Tim Powys-Lybbe wrote:
>
> In message <>
> "C. Mason" <> wrote:
>
> > > (Except for the cases in which a female suffers from it, having gotten
> > > the nasty gene from both parents.)
> > >
> >
> > It is my understanding that NO female has suffered from hemophelia. The
> > recessive gene is carried thru the female line and the disease manifests
> > itself in her male offspring. It would appear that Victoria passed the
> > genetic propensity to her female offspring thru the third generation. I
> > also have NEVER heard of it being a symptom caused by the age of the
> > parents at gestation. If you have sources for your statments please
> > forward them.
>
> I remember meeting a family who had several hemophiliacs in their midst,
> "bleeders" they called themselves; one in particular was female. They were
> all very well aware of their problem should they suffer any cut. Not that I
> am a medic, of course, let alone done any examination of ther blood.
>
> --
> Tim Powys-Lybbe
> South Farm:
> A logical entity with a real conterpart but no address bar this.

It it not just cuts, but *falls* that can be problematic --- and often
fatal. Internal bleeding in the joints can become extremely painful and
disfiguring. Internal bleeding in vital organs can rapidly lead to
death

Such was the case with Queen Victoria's own son, Leopold, Duke of
Albany. He slipped and fell, at the Villa Nevada, in Cannes, France and
bumped his knee.
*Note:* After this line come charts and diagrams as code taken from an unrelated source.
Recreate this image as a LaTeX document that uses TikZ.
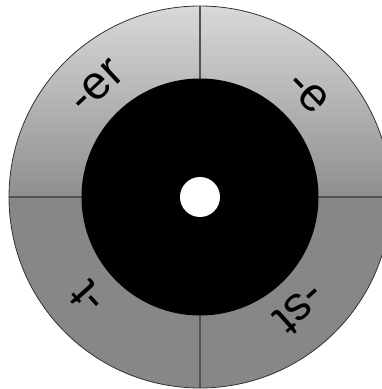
\documentclass[tikz,border=0pt]{standalone}
\usepackage{fontspec}
\setmainfont{Liberation Sans}
\usetikzlibrary{positioning}
\tikzset{
  ringlabel/.style={font=\fontsize{47}{47}\selectfont,inner sep=0pt,anchor=center},
  divider/.style={draw=black!68,line width=1.2pt},
}

\begin{document}
\begin{tikzpicture}[x=1pt,y=1pt]
  \useasboundingbox (-200,-192) rectangle (182,197);
  \coordinate (c) at (0,0);
  % ring halves
  \shade[top color=black!15,bottom color=black!44]
    (191,0) arc[start angle=0,end angle=180,radius=191] -- cycle;
  \fill[black!47]
    (-191,0) arc[start angle=180,end angle=360,radius=191] -- cycle;
  \coordinate (n) at (90:191);
  \coordinate (s) at (270:191);
  \coordinate (w) at (180:191);
  \coordinate (o) at (0:191);
  \draw[divider] (n) -- (s);
  \draw[divider] (w) -- (o);
  \draw[black!80,line width=0.8pt] (c) circle[radius=191];
  % hub
  \fill[black] (c) circle[radius=118.5];
  \fill[white] (c) circle[radius=20];
  \node[ringlabel,rotate=43]  (er) at (133:151) {-er};
  \node[ringlabel,rotate=-46] (e)  at (44:150)  {-e};
  \node[ringlabel,rotate=132] (t)  at (222:151) {-t};
  \node[ringlabel,rotate=222] (st) at (312:150) {-st};
\end{tikzpicture}
\end{document}
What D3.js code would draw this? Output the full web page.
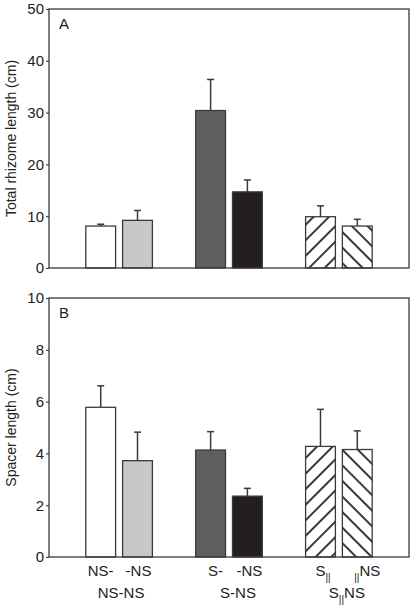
<!DOCTYPE html>
<html><head><meta charset="utf-8">
<script src="https://cdn.jsdelivr.net/npm/d3@7/dist/d3.min.js"></script>
<style>body{margin:0;background:#fff}svg{display:block;font-family:"Liberation Sans",Arial,sans-serif}</style>
</head><body>
<svg id="c" width="411" height="606"></svg>
<script>
const groups = ["NS-NS", "S-NS", "S||NS"];
const members = ["left", "right"];
const fills = ["#ffffff", "#c8c8ca", "#5e5f61", "#231f20", "url(#hatchF)", "url(#hatchB)"];
const valuesA = [8.1, 9.2, 30.4, 14.7, 9.9, 8.1];
const errA = [0.35, 1.9, 6.0, 2.3, 2.1, 1.3];
const valuesB = [5.78, 3.72, 4.13, 2.35, 4.27, 4.15];
const errB = [0.83, 1.1, 0.71, 0.3, 1.43, 0.72];
const ticksA = [0, 10, 20, 30, 40, 50];
const ticksB = [0, 2, 4, 6, 8, 10];

const svg = d3.select("#c");
const defs = svg.append("defs");
[["hatchF", 45], ["hatchB", -45]].forEach(([id, ang]) => {
  const p = defs.append("pattern").attr("id", id).attr("patternUnits", "userSpaceOnUse")
    .attr("width", 11).attr("height", 11).attr("patternTransform", `rotate(${ang})`);
  p.append("rect").attr("width", 11).attr("height", 11).attr("fill", "#fff");
  p.append("line").attr("x1", 1).attr("x2", 1).attr("y1", 0).attr("y2", 11)
    .attr("stroke", "#222").attr("stroke-width", 1.8);
});

const x0 = d3.scaleBand().domain(groups).range([49, 409]).paddingInner(0.394).paddingOuter(0.335);
const x1 = d3.scaleBand().domain(members).range([0, x0.bandwidth()]).paddingInner(0.19).paddingOuter(0);
const barX = i => x0(groups[Math.floor(i / 2)]) + x1(members[i % 2]);

function panel(top, bottom, max, ticks, vals, errs, letter, ylabel) {
  const y = d3.scaleLinear().domain([0, max]).range([bottom, top]);
  const g = svg.append("g");
  const ax = g.append("g").attr("transform", "translate(49,0)")
    .call(d3.axisLeft(y).tickValues(ticks).tickSize(3).tickPadding(2));
  ax.select(".domain").remove();
  ax.selectAll(".tick line").attr("stroke", "#444").attr("stroke-width", 1.2);
  ax.selectAll(".tick text").attr("font-size", 15).attr("fill", "#222")
    .attr("font-family", '"Liberation Sans",Arial,sans-serif');
  const idx = d3.range(vals.length);
  g.selectAll(".bar").data(idx).join("rect")
    .attr("x", i => barX(i)).attr("width", x1.bandwidth())
    .attr("y", i => y(vals[i])).attr("height", i => y(0) - y(vals[i]))
    .attr("fill", i => fills[i]).attr("stroke", "#3a3a3a").attr("stroke-width", 1.3);
  const cx = i => barX(i) + x1.bandwidth() / 2;
  g.selectAll(".eb").data(idx).join("line")
    .attr("x1", cx).attr("x2", cx).attr("y1", i => y(vals[i])).attr("y2", i => y(vals[i] + errs[i]))
    .attr("stroke", "#3a3a3a").attr("stroke-width", 1.5);
  g.selectAll(".cap").data(idx).join("line")
    .attr("x1", i => cx(i) - 3.5).attr("x2", i => cx(i) + 3.5)
    .attr("y1", i => y(vals[i] + errs[i])).attr("y2", i => y(vals[i] + errs[i]))
    .attr("stroke", "#3a3a3a").attr("stroke-width", 1.5);
  g.append("rect").attr("x", 49).attr("y", top).attr("width", 360).attr("height", bottom - top)
    .attr("fill", "none").attr("stroke", "#3a3a3a").attr("stroke-width", 1.3);
  g.append("text").attr("x", 59).attr("y", top + 20).attr("font-size", 15).attr("fill", "#222").text(letter);
  g.append("text").attr("transform", `translate(16,${(top + bottom) / 2}) rotate(-90)`)
    .attr("text-anchor", "middle").attr("font-size", 14).attr("fill", "#222").text(ylabel);
}
panel(9, 268, 50, ticksA, valuesA, errA, "A", "Total rhizome length (cm)");
panel(298, 557, 10, ticksB, valuesB, errB, "B", "Spacer length (cm)");

// x labels
const lab = svg.append("g").attr("font-size", 15).attr("fill", "#222");
const bc = i => barX(i) + x1.bandwidth() / 2;
const gc = k => x0(groups[k]) + x0.bandwidth() / 2;
lab.append("text").attr("x", bc(0)).attr("y", 576).attr("text-anchor", "middle").text("NS-");
lab.append("text").attr("x", bc(1) + 1).attr("y", 576).attr("text-anchor", "middle").text("-NS");
lab.append("text").attr("x", gc(0) + 2).attr("y", 598).attr("text-anchor", "middle").text("NS-NS");
lab.append("text").attr("x", bc(2) + 5).attr("y", 576).attr("text-anchor", "middle").text("S-");
lab.append("text").attr("x", bc(3) + 2).attr("y", 576).attr("text-anchor", "middle").text("-NS");
lab.append("text").attr("x", gc(1) + 9).attr("y", 598).attr("text-anchor", "middle").text("S-NS");
function sub(t) { t.append("tspan").attr("font-size", 10).attr("dy", 5).text("||"); }
let t = lab.append("text").attr("x", bc(4) - 5).attr("y", 576).attr("text-anchor", "start");
t.append("tspan").text("S"); sub(t);
t = lab.append("text").attr("x", bc(5) + 10).attr("y", 576).attr("text-anchor", "middle");
sub(t); t.append("tspan").attr("dy", -5).text("NS");
t = lab.append("text").attr("x", gc(2) + 8).attr("y", 598).attr("text-anchor", "middle");
t.append("tspan").text("S"); sub(t); t.append("tspan").attr("dy", -5).text("NS");
</script>
</body></html>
Apparently he had also sustained a brain hemorrhage
that killed him --- at the age of 30 --- in 1884.

Tsarevich Alexis [son of Tsar Nicholas II and Tsarina Alexandra] also,
as an adventurous young boy, often had disastrous falls --- and
near-death experiences --- particularly from uncontrollable bleeding
[tourniquets are not very helpful] in his knee joints. Enter Rasputin,
stage left, to seek God's intervention and cure Alexis.
--

D. Spencer Hines---"When you have eliminated the impossible, whatever
remains, however improbable, must be the truth."---Sherlock Holmes---Sir
Arthur Conan Doyle (1859-1930)---"The Sign of Four" (1890), Chapter 6.